Collect every line that includes the string "this".

•••••

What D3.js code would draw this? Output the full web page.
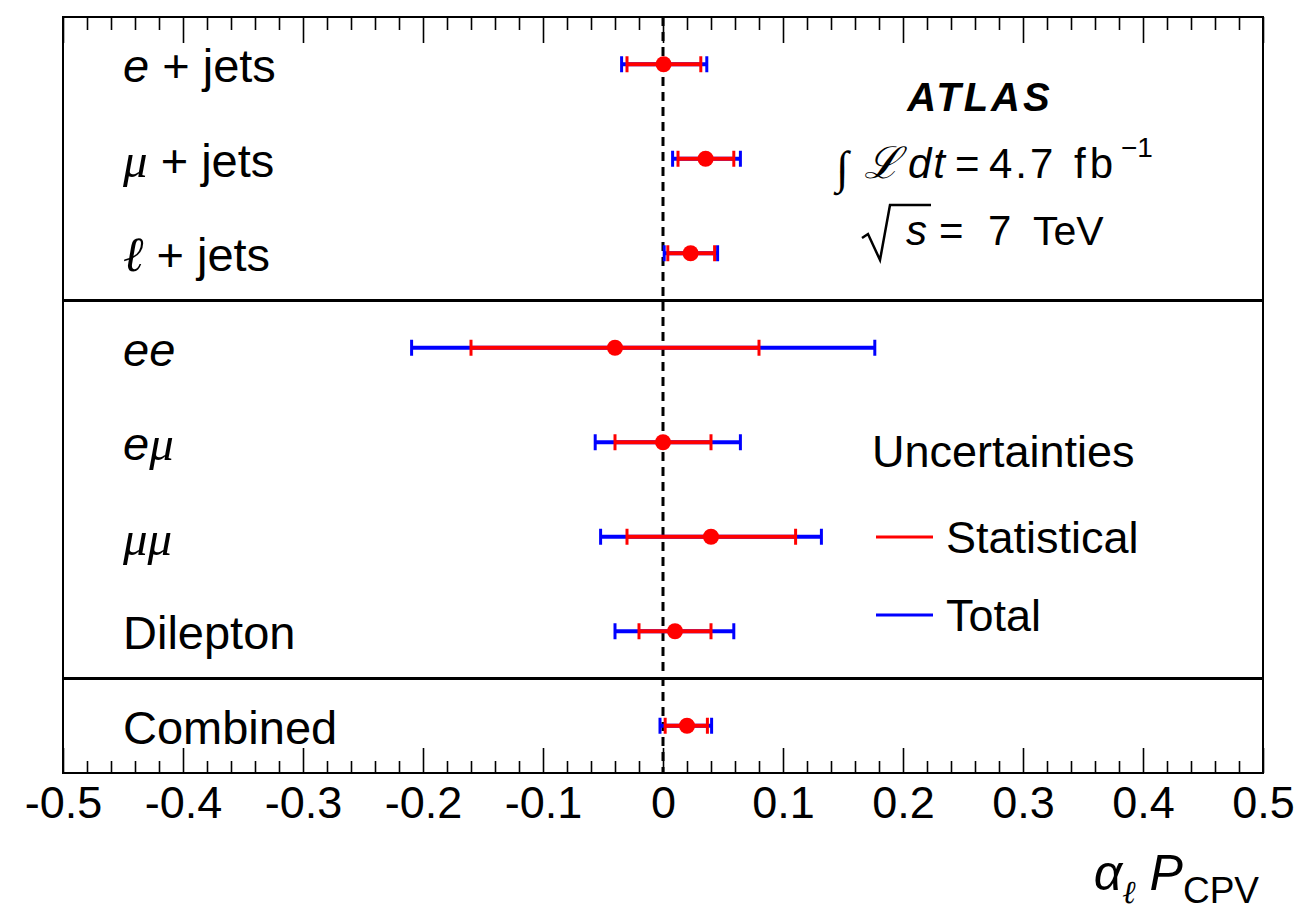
<!DOCTYPE html>
<html>
<head>
<meta charset="utf-8">
<script src="https://cdn.jsdelivr.net/npm/d3@7"></script>
<style>
  body { margin: 0; background: #fff; }
  text { font-family: "Liberation Sans", Helvetica, Arial, sans-serif; fill: #000; }
  .it { font-style: italic; }
  .serif { font-family: "Liberation Serif", "DejaVu Serif", serif; font-style: italic; }
</style>
</head>
<body>
<div id="chart"></div>
<script>
const w = 1296;
const h = 913;

// measurements, top to bottom
const categories = ["ejets", "mujets", "ljets", "ee", "emu", "mumu", "dilepton", "combined"];
const labelParts = [
    [{t: "e", c: "it"}, {t: " + jets"}],
    [{t: "μ", c: "serif"}, {t: " + jets"}],
    [{t: "ℓ", c: "serif"}, {t: " + jets"}],
    [{t: "ee", c: "it"}],
    [{t: "e", c: "it"}, {t: "μ", c: "serif"}],
    [{t: "μμ", c: "serif"}],
    [{t: "Dilepton"}],
    [{t: "Combined"}]
];
const central = [0.0005, 0.0355, 0.023, -0.040, 0.0, 0.040, 0.010, 0.020];
const statLo  = [-0.030, 0.0125, 0.004, -0.160, -0.040, -0.030, -0.020, 0.0018];
const statHi  = [0.0315, 0.059, 0.043, 0.080, 0.040, 0.1105, 0.040, 0.037];
const totLo   = [-0.0345, 0.008, 0.001, -0.2095, -0.0565, -0.052, -0.040, -0.0025];
const totHi   = [0.0365, 0.0645, 0.0455, 0.1765, 0.0645, 0.132, 0.059, 0.0405];
const separators = ["ee", "combined"];

const majorTicks = [-0.5, -0.4, -0.3, -0.2, -0.1, 0, 0.1, 0.2, 0.3, 0.4, 0.5];
const minorTicks = d3.range(-25, 26).map(i => i / 50).filter(v => Math.abs(v * 10 - Math.round(v * 10)) > 1e-6);

const rows = categories.map((c, i) => ({
    key: c, parts: labelParts[i], v: central[i],
    sLo: statLo[i], sHi: statHi[i], tLo: totLo[i], tHi: totHi[i]
}));

const margin = {left: 63, right: 33, top: 17, bottom: 140};

const svg = d3.select("#chart").append("svg")
    .attr("width", w).attr("height", h);

const x = d3.scaleLinear().domain([-0.5, 0.5]).range([margin.left, w - margin.right]);
const y = d3.scaleBand().domain(categories).range([margin.top, h - margin.bottom]).paddingInner(0).paddingOuter(0);
const yc = k => y(k) + y.bandwidth() / 2;

// axes (ticks point inwards)
const fmt = d => d === 0 ? "0" : String(+d.toFixed(1));
const bottomMajor = svg.append("g")
    .attr("transform", "translate(0," + (h - margin.bottom) + ")")
    .call(d3.axisBottom(x).tickValues(majorTicks).tickSize(-25).tickFormat(fmt));
bottomMajor.selectAll("text").attr("y", 45).attr("dy", 0)
    .style("font-size", "45px").style("font-family", "'Liberation Sans', Helvetica, Arial, sans-serif");
svg.append("g")
    .attr("transform", "translate(0," + (h - margin.bottom) + ")")
    .call(d3.axisBottom(x).tickValues(minorTicks).tickSize(-12).tickFormat(""));
svg.append("g")
    .attr("transform", "translate(0," + margin.top + ")")
    .call(d3.axisTop(x).tickValues(majorTicks).tickSize(-26).tickFormat(""));
svg.append("g")
    .attr("transform", "translate(0," + margin.top + ")")
    .call(d3.axisTop(x).tickValues(minorTicks).tickSize(-13).tickFormat(""));
svg.selectAll(".domain").remove();
svg.selectAll(".tick line").attr("stroke", "#000").attr("stroke-width", 1.6);

// frame
svg.append("rect")
    .attr("x", x(-0.5)).attr("y", margin.top)
    .attr("width", x(0.5) - x(-0.5)).attr("height", h - margin.bottom - margin.top)
    .attr("fill", "none").attr("stroke", "#000").attr("stroke-width", 2);

// separators between groups
svg.selectAll("line.sep")
    .data(separators)
    .enter()
    .append("line")
    .attr("class", "sep")
    .attr("x1", x(-0.5)).attr("x2", x(0.5))
    .attr("y1", d => y(d)).attr("y2", d => y(d))
    .attr("stroke", "#000").attr("stroke-width", 3);

// zero line
svg.append("line")
    .attr("x1", x(0)).attr("x2", x(0))
    .attr("y1", margin.top).attr("y2", h - margin.bottom)
    .attr("stroke", "#000").attr("stroke-width", 3)
    .attr("stroke-dasharray", "9,6");

// error bars
function bars(cls, lo, hi, color) {
    const g = svg.selectAll("g." + cls)
        .data(rows)
        .enter()
        .append("g")
        .attr("class", cls);
    g.append("line")
        .attr("x1", d => x(d[lo])).attr("x2", d => x(d[hi]))
        .attr("y1", d => yc(d.key)).attr("y2", d => yc(d.key))
        .attr("stroke", color).attr("stroke-width", 4);
    [lo, hi].forEach(k => {
        g.append("line")
            .attr("x1", d => x(d[k])).attr("x2", d => x(d[k]))
            .attr("y1", d => yc(d.key) - 8).attr("y2", d => yc(d.key) + 8)
            .attr("stroke", color).attr("stroke-width", 3);
    });
}
bars("tot", "tLo", "tHi", "#0000ff");
bars("stat", "sLo", "sHi", "#ff0000");

svg.selectAll("circle.pt")
    .data(rows)
    .enter()
    .append("circle")
    .attr("class", "pt")
    .attr("cx", d => x(d.v))
    .attr("cy", d => yc(d.key))
    .attr("r", 8)
    .attr("fill", "#ff0000");

// row labels
const lab = svg.selectAll("text.lab")
    .data(rows)
    .enter()
    .append("text")
    .attr("class", "lab")
    .attr("x", 123)
    .attr("y", d => yc(d.key) + 18)
    .style("font-size", "47px");
lab.each(function(d) {
    const t = d3.select(this);
    d.parts.forEach(p => {
        t.append("tspan").attr("class", p.c || null)
            .style("font-size", p.c === "serif" ? "49px" : null)
            .text(p.t);
    });
});

// ATLAS block
svg.append("text")
    .attr("x", 980).attr("y", 111)
    .attr("text-anchor", "middle")
    .style("font-size", "40px").style("font-weight", "bold").style("font-style", "italic")
    .style("letter-spacing", "3px")
    .text("ATLAS");

function put(txt, px, py, size, cls, ls) {
    return svg.append("text")
        .attr("x", px).attr("y", py)
        .attr("class", cls || null)
        .style("font-size", size + "px")
        .style("letter-spacing", (ls || 0) + "px")
        .text(txt);
}
put("∫", 836, 183, 46, "serif");
put("ℒ", 864, 178, 44, "serif");
put("dt", 908, 178, 42, "it", 2);
put("=", 955, 178, 42);
put("4.7", 989, 178, 42, null, 3);
put("fb", 1074, 178, 42, null, 4);
put("−1", 1121, 157, 28);

// sqrt(s)
svg.append("path")
    .attr("d", "M862,238 L868,234 L880,260 L890,205 L931,205")
    .attr("fill", "none").attr("stroke", "#000").attr("stroke-width", 2.5);
put("s", 906, 245, 42, "it");
put("=", 939, 245, 42);
put("7", 988, 245, 42);
put("TeV", 1033, 245, 41);

// legend
svg.append("text")
    .attr("x", 872).attr("y", 467)
    .style("font-size", "45px")
    .text("Uncertainties");
const legendItems = [{name: "Statistical", color: "#ff0000", y: 537}, {name: "Total", color: "#0000ff", y: 615}];
svg.selectAll("line.leg")
    .data(legendItems)
    .enter()
    .append("line")
    .attr("class", "leg")
    .attr("x1", 876).attr("x2", 933)
    .attr("y1", d => d.y).attr("y2", d => d.y)
    .attr("stroke", d => d.color).attr("stroke-width", 3);
svg.selectAll("text.leg")
    .data(legendItems)
    .enter()
    .append("text")
    .attr("class", "leg")
    .attr("x", 946).attr("y", d => d.y + 16)
    .style("font-size", "45px")
    .text(d => d.name);

// x axis title
const xt = svg.append("text")
    .attr("x", 1259).attr("y", 890)
    .attr("text-anchor", "end")
    .style("font-size", "50px");
xt.append("tspan").attr("class", "it").text("α");
xt.append("tspan").attr("class", "serif").attr("dy", 13).style("font-size", "32px").text("ℓ");
xt.append("tspan").attr("class", "it").attr("dy", -13).attr("dx", 14).text("P");
xt.append("tspan").attr("dy", 13).style("font-size", "37px").text("CPV");
</script>
</body>
</html>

•••••

▶ [Written answer]:
What D3.js code would draw this? Output the full web page.
    const t = d3.select(this);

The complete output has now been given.